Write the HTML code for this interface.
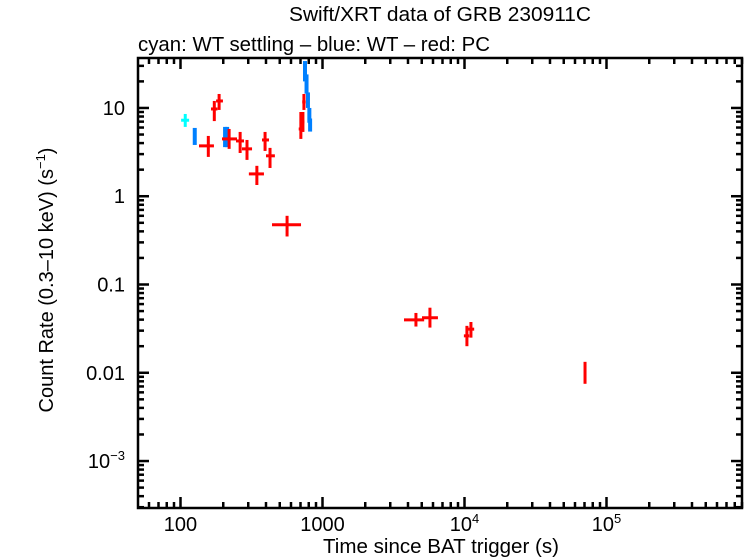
<!DOCTYPE html>
<html><head><meta charset="utf-8"><style>
html,body{margin:0;padding:0;background:#fff}
svg{display:block}
text{font-family:"Liberation Sans",sans-serif;fill:#000}
</style></head><body>
<svg id="chart" width="746" height="558" viewBox="0 0 746 558">
<text x="289" y="21" font-size="20" textLength="302" lengthAdjust="spacingAndGlyphs">Swift/XRT data of GRB 230911C</text>
<text x="138" y="51" font-size="20" textLength="352" lengthAdjust="spacingAndGlyphs">cyan: WT settling – blue: WT – red: PC</text>
<text x="323" y="553" font-size="20" textLength="236" lengthAdjust="spacingAndGlyphs">Time since BAT trigger (s)</text>
<text transform="translate(53,280) rotate(-90)" font-size="20" text-anchor="middle">Count Rate (0.3–10 keV) (s<tspan font-size="13" dy="-8">−1</tspan><tspan dy="8">)</tspan></text>
<g id="axes"></g>
<g id="marks"></g>
<rect x="138" y="58" width="604" height="450" fill="none" stroke="#000" stroke-width="2.5"/>
</svg>
<script>
// cyan WT settling
const cyanT=[108], cyanTlo=[101], cyanThi=[115], cyanR=[7.26], cyanRlo=[6.1], cyanRhi=[8.55];
// blue WT
const blueT=[126,206,213,753,772,790,808,818];
const blueTlo=[123,202,209,748,766,784,802,812];
const blueThi=[129,210,217,758,778,796,814,824];
const blueR=[4.82,4.7,4.7,26.9,18.7,12.3,8.33,6.4];
const blueRlo=[3.81,3.6,3.6,20,14.5,10.0,6.8,5.4];
const blueRhi=[5.94,6.1,6.1,34,24,15,10,7.6];
// red PC
const redT=[157,173,187,220,263,294,345,394,427,563,704,728,740,4550,5710,10400,11100,70600];
const redTlo=[135,164,178,196,246,271,303,375,400,441,680,712,720,3750,5020,9900,10600,69500];
const redThi=[172,182,199,250,280,319,387,420,462,706,742,745,761,5200,6500,10800,11700,71700];
const redR=[3.72,9.74,12.0,4.46,4.23,3.44,1.79,4.34,2.87,0.475,5.78,6.95,11.7,0.0397,0.042,0.0262,0.0312,0.0100];
const redRlo=[2.79,7.1,9.5,3.44,3.09,2.58,1.34,3.26,2.09,0.35,4.46,5.35,9.5,0.0334,0.0325,0.020,0.025,0.0075];
const redRhi=[4.82,12.0,14.4,5.78,5.35,4.34,2.21,5.35,3.53,0.60,9.0,9.0,14.4,0.0476,0.0546,0.034,0.0376,0.0133];
const xTickVals=[100,1000,10000,100000];
const xTickLabels=["100","1000","10|4","10|5"];
const yTickVals=[10,1,0.1,0.01,0.001];
const yTickLabels=["10","1","0.1","0.01","10|−3"];

const L=138,R=742,T=58,B=508;
const X0=Math.log10(50.2),X1=Math.log10(9.0e5);
const Y0=Math.log10(10**-3.532),Y1=Math.log10(10**1.566);
function xs(v){return L+(Math.log10(v)-X0)/(X1-X0)*(R-L);}
function ys(v){return B-(Math.log10(v)-Y0)/(Y1-Y0)*(B-T);}
const NS="http://www.w3.org/2000/svg";
function mk(tag,attrs,parent){const e=document.createElementNS(NS,tag);for(const k in attrs)e.setAttribute(k,attrs[k]);parent.appendChild(e);return e;}
const ax=document.getElementById('axes'), mg=document.getElementById('marks');
function ln(x1,y1,x2,y2,p,w,c){return mk('line',{x1:x1,y1:y1,x2:x2,y2:y2,stroke:c||'#000','stroke-width':w||2.5},p);}
function label(x,y,s,anchor){
  const t=mk('text',{x:x,y:y,'font-size':20,'text-anchor':anchor},ax);
  const parts=s.split('|');
  t.textContent=parts[0];
  if(parts[1]){const sp=mk('tspan',{'font-size':13,dy:-8},t);sp.textContent=parts[1];}
  return t;
}
// x ticks
for(let d=1;d<=6;d++){for(let m=1;m<10;m++){const v=m*10**d;if(v<50.2||v>9e5)continue;const x=xs(v);const len=m===1?11:6;
  const a=ln(x,B,x,B-len,ax);
  const b=ln(x,T,x,T+len,ax);}}
xTickVals.forEach((v,i)=>{const t=label(xs(v),531,xTickLabels[i],'middle');
  
  });
// y ticks
for(let d=-4;d<=1;d++){for(let m=1;m<10;m++){const v=m*10**d;const y=ys(v);if(y<T||y>B)continue;const len=m===1?11:6;
  const a=ln(L,y,L+len,y,ax);
  const b=ln(R,y,R-len,y,ax);}}
yTickVals.forEach((v,i)=>{const t=label(125,ys(v)+7,yTickLabels[i],'end');
  
  });
function series(T_,Tl,Th,Rv,Rl,Rh,color,name,w){
  for(let i=0;i<T_.length;i++){
    const g=mk('g',{},mg);
    
    
    ln(xs(Tl[i]),ys(Rv[i]),xs(Th[i]),ys(Rv[i]),g,3,color);
    ln(xs(T_[i]),ys(Rl[i]),xs(T_[i]),ys(Rh[i]),g,w,color);
  }
}
series(cyanT,cyanTlo,cyanThi,cyanR,cyanRlo,cyanRhi,'#00ffff','wt-settling-point',3);
series(blueT,blueTlo,blueThi,blueR,blueRlo,blueRhi,'#0080ff','wt-point',4);
series(redT,redTlo,redThi,redR,redRlo,redRhi,'#ff0000','pc-point',3);
</script>
</body></html>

● **Task goal**
Reproduce the data above in full, exactly as it is, with the pictures left out.

● **Task output**
Write the HTML code for this interface.
<!DOCTYPE html>
<html><head><meta charset="utf-8"><style>
html,body{margin:0;padding:0;background:#fff}
svg{display:block}
text{font-family:"Liberation Sans",sans-serif;fill:#000}
</style></head><body>
<svg id="chart" width="746" height="558" viewBox="0 0 746 558">
<text x="289" y="21" font-size="20" textLength="302" lengthAdjust="spacingAndGlyphs">Swift/XRT data of GRB 230911C</text>
<text x="138" y="51" font-size="20" textLength="352" lengthAdjust="spacingAndGlyphs">cyan: WT settling – blue: WT – red: PC</text>
<text x="323" y="553" font-size="20" textLength="236" lengthAdjust="spacingAndGlyphs">Time since BAT trigger (s)</text>
<text transform="translate(53,280) rotate(-90)" font-size="20" text-anchor="middle">Count Rate (0.3–10 keV) (s<tspan font-size="13" dy="-8">−1</tspan><tspan dy="8">)</tspan></text>
<g id="axes"></g>
<g id="marks"></g>
<rect x="138" y="58" width="604" height="450" fill="none" stroke="#000" stroke-width="2.5"/>
</svg>
<script>
// cyan WT settling
const cyanT=[108], cyanTlo=[101], cyanThi=[115], cyanR=[7.26], cyanRlo=[6.1], cyanRhi=[8.55];
// blue WT
const blueT=[126,206,213,753,772,790,808,818];
const blueTlo=[123,202,209,748,766,784,802,812];
const blueThi=[129,210,217,758,778,796,814,824];
const blueR=[4.82,4.7,4.7,26.9,18.7,12.3,8.33,6.4];
const blueRlo=[3.81,3.6,3.6,20,14.5,10.0,6.8,5.4];
const blueRhi=[5.94,6.1,6.1,34,24,15,10,7.6];
// red PC
const redT=[157,173,187,220,263,294,345,394,427,563,704,728,740,4550,5710,10400,11100,70600];
const redTlo=[135,164,178,196,246,271,303,375,400,441,680,712,720,3750,5020,9900,10600,69500];
const redThi=[172,182,199,250,280,319,387,420,462,706,742,745,761,5200,6500,10800,11700,71700];
const redR=[3.72,9.74,12.0,4.46,4.23,3.44,1.79,4.34,2.87,0.475,5.78,6.95,11.7,0.0397,0.042,0.0262,0.0312,0.0100];
const redRlo=[2.79,7.1,9.5,3.44,3.09,2.58,1.34,3.26,2.09,0.35,4.46,5.35,9.5,0.0334,0.0325,0.020,0.025,0.0075];
const redRhi=[4.82,12.0,14.4,5.78,5.35,4.34,2.21,5.35,3.53,0.60,9.0,9.0,14.4,0.0476,0.0546,0.034,0.0376,0.0133];
const xTickVals=[100,1000,10000,100000];
const xTickLabels=["100","1000","10|4","10|5"];
const yTickVals=[10,1,0.1,0.01,0.001];
const yTickLabels=["10","1","0.1","0.01","10|−3"];

const L=138,R=742,T=58,B=508;
const X0=Math.log10(50.2),X1=Math.log10(9.0e5);
const Y0=Math.log10(10**-3.532),Y1=Math.log10(10**1.566);
function xs(v){return L+(Math.log10(v)-X0)/(X1-X0)*(R-L);}
function ys(v){return B-(Math.log10(v)-Y0)/(Y1-Y0)*(B-T);}
const NS="http://www.w3.org/2000/svg";
function mk(tag,attrs,parent){const e=document.createElementNS(NS,tag);for(const k in attrs)e.setAttribute(k,attrs[k]);parent.appendChild(e);return e;}
const ax=document.getElementById('axes'), mg=document.getElementById('marks');
function ln(x1,y1,x2,y2,p,w,c){return mk('line',{x1:x1,y1:y1,x2:x2,y2:y2,stroke:c||'#000','stroke-width':w||2.5},p);}
function label(x,y,s,anchor){
  const t=mk('text',{x:x,y:y,'font-size':20,'text-anchor':anchor},ax);
  const parts=s.split('|');
  t.textContent=parts[0];
  if(parts[1]){const sp=mk('tspan',{'font-size':13,dy:-8},t);sp.textContent=parts[1];}
  return t;
}
// x ticks
for(let d=1;d<=6;d++){for(let m=1;m<10;m++){const v=m*10**d;if(v<50.2||v>9e5)continue;const x=xs(v);const len=m===1?11:6;
  const a=ln(x,B,x,B-len,ax);
  const b=ln(x,T,x,T+len,ax);}}
xTickVals.forEach((v,i)=>{const t=label(xs(v),531,xTickLabels[i],'middle');
  
  });
// y ticks
for(let d=-4;d<=1;d++){for(let m=1;m<10;m++){const v=m*10**d;const y=ys(v);if(y<T||y>B)continue;const len=m===1?11:6;
  const a=ln(L,y,L+len,y,ax);
  const b=ln(R,y,R-len,y,ax);}}
yTickVals.forEach((v,i)=>{const t=label(125,ys(v)+7,yTickLabels[i],'end');
  
  });
function series(T_,Tl,Th,Rv,Rl,Rh,color,name,w){
  for(let i=0;i<T_.length;i++){
    const g=mk('g',{},mg);
    
    
    ln(xs(Tl[i]),ys(Rv[i]),xs(Th[i]),ys(Rv[i]),g,3,color);
    ln(xs(T_[i]),ys(Rl[i]),xs(T_[i]),ys(Rh[i]),g,w,color);
  }
}
series(cyanT,cyanTlo,cyanThi,cyanR,cyanRlo,cyanRhi,'#00ffff','wt-settling-point',3);
series(blueT,blueTlo,blueThi,blueR,blueRlo,blueRhi,'#0080ff','wt-point',4);
series(redT,redTlo,redThi,redR,redRlo,redRhi,'#ff0000','pc-point',3);
</script>
</body></html>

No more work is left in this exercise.